La mort est liée au vivant
La mort vivant
Les philosophes se sont souvent posé la question de savoir si la mort fait partie de la vie. Nous ne pouvons pas avoir d’expérience de la mort constatent certains, donc elle échappe à la vie.
La mort « n’est pas un événement de la vie, elle ne peut être vécue », dit le penseur autrichien Ludwig Wittgenstein. On ne peut s’empêcher, une fois encore, de repenser au Big-Bang des physiciens, qui est à l’origine de l’univers, mais qui n’en fait pas partie. Pour les biologistes, les choses sont plus simples et plus claires : la mort est nécessairement liée au temps et donc au destin de tous les êtres vivants. D’abord parce qu’elle est un élément essentiel de l’évolution. Cette dernière ne pourrait pas avoir eu lieu, s’il avait existé des êtres immortels. Il faut, dans le grande chaîne que tisse le temps des vivants, que les individus meurent, que des espèces disparaissent, pour que d’autres prennent leur place, parfois marqués d’une petite différence qui en fera des mutants, mais les rendra, de ce fait, mieux aptes à résister à une modification de !’environnement. « Pour conquérir le monde, la vie a dû inventer la mortalité », dit le biologiste.
La mort, chez les vivants, est donc une absolue nécessité. Elle est inscrite, dès la conception, dans le patrimoine héréditaire de tous les êtres, animaux ou végétaux. Nous naissons avec la mort en nous. Elle est généralement – mais pas toujours- l’aboutissement du processus de vieillissement, qui touche la plupart des vivants, y compris les plus élémentaires, ceux faits d’une seule cellule. Nous avons vu que des cellules isolées, mises en culture, se divisent un certain nombre de fois – une cinquantaine – puis meurent. Il devient de plus en plus évident que cette mort programmée des cellules est un élément essentiel de la formation et du fonctionnement d’un organisme. Comme l’explique le biologiste Jean-Claude Amelsen, spécialiste de ce problème, la mort devient comme un sculpteur : c’est la disparition de certaines cellules qui façonne nos mains, en supprimant, chez le fœtus, les membranes entre les doigts. Cela ne se produit pas chez les oiseaux aquatiques, qui gardent les pattes palmées. C’est le même phénomène qui nous donne notre sexe, en faisant disparaître chez le fœtus l’ébauche du sexe opposé, qui existait conjointement au début de la vie de l’embryon.

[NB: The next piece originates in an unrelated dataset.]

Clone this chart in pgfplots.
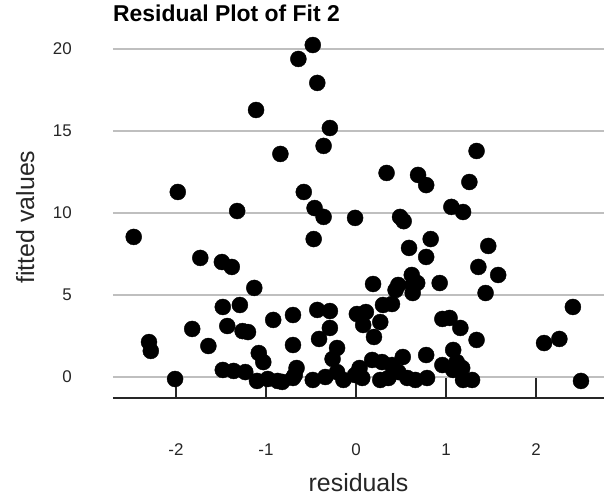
\documentclass[border=0pt]{standalone}
\usepackage{fontspec}
\setmainfont{Liberation Sans}
\setsansfont{Liberation Sans}
\usepackage{pgfplots}
\pgfplotsset{compat=1.18}

\pgfplotstableread{
x y
-2.47 8.54
-1.98 11.28
-1.32 10.12
-1.11 16.28
-0.84 13.60
-0.64 19.39
-0.48 20.24
-0.43 17.93
-0.29 15.18
-0.36 14.09
-0.58 11.28
-0.46 10.30
-0.36 9.76
-0.47 8.41
-0.01 9.70
0.34 12.44
0.69 12.32
0.78 11.70
0.49 9.76
0.53 9.50
1.06 10.37
1.19 10.06
1.26 11.89
1.34 13.78
0.59 7.87
0.83 8.41
1.47 7.99
-1.73 7.26
-1.49 7.01
-1.38 6.71
-1.13 5.43
-1.48 4.27
-1.29 4.39
-0.92 3.48
-1.82 2.93
-1.43 3.11
-1.26 2.80
-1.20 2.74
-2.30 2.13
-2.28 1.59
-1.64 1.89
-1.08 1.46
-1.03 0.91
-1.48 0.43
-1.36 0.37
-1.23 0.30
-2.01 -0.12
-1.10 -0.24
-0.98 -0.12
-0.87 -0.24
-0.82 -0.30
-0.68 0.12
-0.66 0.55
-0.70 1.95
-0.70 3.78
-0.43 4.09
-0.29 4.02
-0.29 2.99
-0.41 2.32
-0.21 1.77
-0.26 1.10
0.01 3.84
0.11 3.96
0.08 3.17
0.27 3.35
0.30 4.39
0.40 4.45
0.20 2.44
0.19 5.67
0.47 5.61
0.62 6.22
0.63 5.61
0.63 5.12
0.44 5.30
0.68 5.73
0.93 5.73
0.78 7.32
0.96 3.54
1.04 3.60
1.16 2.99
1.34 2.26
1.36 6.71
1.58 6.22
1.44 5.12
2.41 4.27
2.09 2.07
2.26 2.32
2.50 -0.24
-0.48 -0.18
-0.34 0.00
-0.21 0.30
-0.14 -0.18
-0.01 0.12
0.04 0.55
0.18 1.04
0.27 -0.18
0.36 -0.06
0.40 0.73
0.52 1.22
0.47 0.30
0.57 -0.06
0.66 -0.18
0.78 1.34
0.79 -0.06
0.96 0.73
1.08 1.65
1.12 0.91
1.08 0.43
1.18 0.55
1.19 -0.18
1.29 -0.18
-0.70 -0.06
0.07 -0.06
0.29 0.91
}\resid

\begin{document}
\begin{tikzpicture}
\begin{axis}[
    scale only axis,
    width=491bp, height=362bp,
    xmin=-2.7, xmax=2.756,
    ymin=-1.28, ymax=20.79,
    axis x line*=bottom,
    axis y line*=left,
    y axis line style={draw=none},
    x axis line style={black!85, line width=1.3bp},
    xtick={-2,-1,0,1,2},
    ytick={0,5,10,15,20},
    tick align=inside,
    major tick length=20bp,
    xtick style={black!85, line width=1.2bp},
    ytick style={draw=none},
    ymajorgrids=true,
    grid style={black!25, line width=2bp},
    /pgf/number format/assume math mode=true,
    xticklabel style={font=\fontsize{17}{20}\selectfont, text=black!85, anchor=center, yshift=-52bp},
    yticklabel style={font=\fontsize{17}{20}\selectfont, text=black!85, anchor=east, inner sep=0pt, xshift=-41bp},
    xlabel={residuals},
    ylabel={fitted values},
    xlabel style={font=\fontsize{25}{28}\selectfont, text=black!85, at={(axis description cs:0.5,0)}, anchor=center, yshift=-85bp},
    ylabel style={font=\fontsize{25}{28}\selectfont, text=black!85, at={(axis description cs:-0.179,0.5)}, anchor=center},
    title={Residual Plot of Fit 2},
    title style={font=\fontsize{23}{26}\selectfont\bfseries, at={(axis description cs:0,1)}, anchor=base west, inner sep=0pt, yshift=9bp},
    clip=false,
]
\addplot[only marks, mark=*, mark size=8bp, mark options={draw=black, fill=black}] table[x=x, y=y] {\resid};
\end{axis}
\pgfresetboundingbox
\path[use as bounding box] ([shift={(-113bp,-98bp)}]current axis.south west) rectangle ([shift={(1bp,36bp)}]current axis.north east);
\end{tikzpicture}
\end{document}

La mort des premières cellules cérébrales, comme on l’a vu, donnera au cerveau ses fonctions essentielles, comme la mémoire. Seuls vont subsister les réseaux de neurones qui font la preuve de leur utilité et de leur efficacité. Chaque jour, quelque cent milliards de nos cellules s’autodétruisent, aussitôt remplacées par de nouvelles. Elles se suicident, sous l’effet d’un gène. Le prix Nobel 2002 a été donné aux chercheurs américains qui ont précisé la régulation génétique de cette mort cellulaire programmée. Nous changeons sans cesse de peau, de sang, d’intestin, sans nous en apercevoir.
Lorsqu’un danger menace, il arrive que des groupes de cellules meurent, pour laisser davantage de nourriture et de place aux survivantes. Le cancer est peut-être dû à un dérèglement dans le fonctionnement de cellules en train de vieillir, qui devraient mourir et ne le font pas. « Nous sommes à tout moment pour partie en train de mourir et pour partie en train de renaître. Cette fragilité, cette précarité et ce sursis permanent jouent un rôle essentiel dans notre plasticité et notre complexité », dit Jean-Claude Amelsen. L’autodestiuction est peut-être apparue en même temps que l’auto-organisation des premiers êtres vivants. Un élément de plus qui confirme combien la mort est liée à la vie.